This is part 5 of a Seven Part Guide to reviewing vendor contracts. Part 1 can be found here, and other parts can be found here.
Vendor Notice Requirements
Business -Strategic Changes. There are several categories of events the bank will want to be notified about. The first involves things like significant strategic business changes, such as mergers, acquisitions, joint ventures, divestitures, or other business activities that could affect the activities involved. In certain instances the bank may want the ability to terminate the contract if the vendor merges with another company or if there is a change in control. Similar to a loan transaction, the bank has “underwritten” the vendor. Bank officers have has met the vendor’s senior management and are comfortable with the general direction of its business. A merger or change of control may change the strategic direction of the vendor and the bank wants to make sure it knows who it is doing business with.

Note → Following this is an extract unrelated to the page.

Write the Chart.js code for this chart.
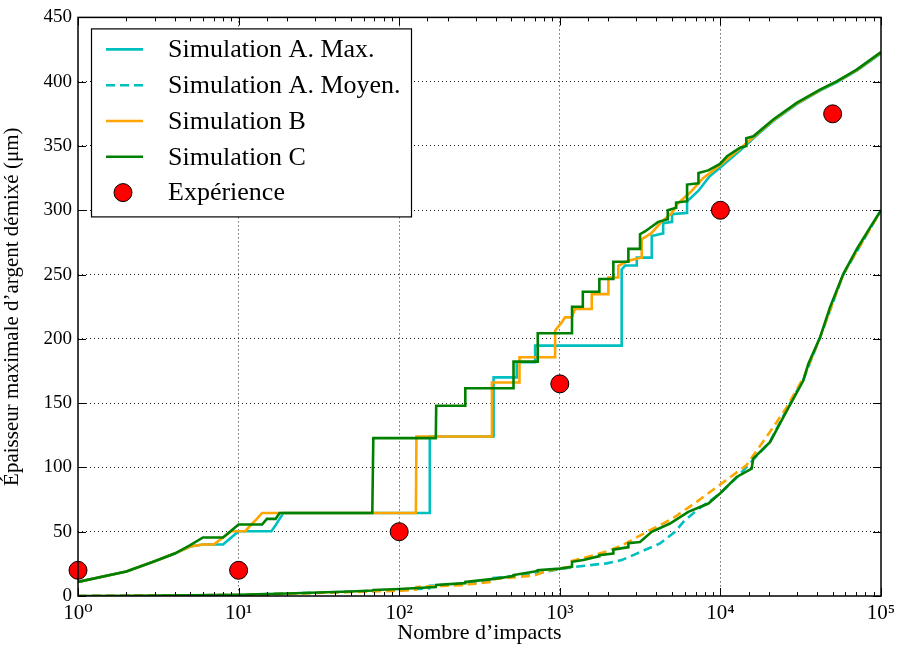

Business Events-Corporate Changes. The contract should address notification to the bank before making significant changes to the contracted activities, including acquisition, subcontracting, off-shoring, management or key personnel changes, or implementing new or revised policies, processes, and information technology. Related provisions in the contract would be sections that without bank consent would prohibit the assignment of the contract; changes in the listed locations of where work is being performed and the use of subcontractors not previously approved by the bank.
Business Events-adverse changes to business operations. This category requires the prompt notification of financial difficulty, catastrophic events, and significant incidents such as information breaches, data loss, service or system interruptions, compliance lapses, enforcement actions, or other regulatory actions. The bank should already have a contingency plan in the event the vendor goes out of business but a timely notification requirement helps to insures that the bank will have adequate time to put the contingency plan into motion.
Business Continuity. The contract should address the issue of what happens if the vendor’s business is affected by natural disasters, human error, or intentional attacks. The contract should define the vendor’s business continuity and disaster recovery capabilities and obligations to enable vendor to continue delivery of the services in the event of a disaster or other service interruption affecting a location from where the services are provided. Force majeure events should not excuse vendor from performing the business continuity/disaster recovery services. The contract should include the vendor’s disaster recovery plan defining the processes followed by vendor during a disaster including backing up and otherwise protecting programs, data, and equipment, and for maintaining current and sound business resumption and contingency plans. A contract may include provisions—in the event of the third party’s bankruptcy, business failure, or business interruption—that allow the bank to transfer the bank’s accounts or activities to another third party without penalty. Ensure that the contract requires the third party to provide the bank with operating procedures to be carried out in the event business resumption and disaster recovery plans are implemented. Include specific time frames for business resumption and recovery that meet the bank’s requirements, and when appropriate, regulatory requirements. Depending on the critical nature of the serve being provided, the bank may also want to consider stipulating whether and how often the bank and the vendor will jointly practice business resumption and disaster recovery plans.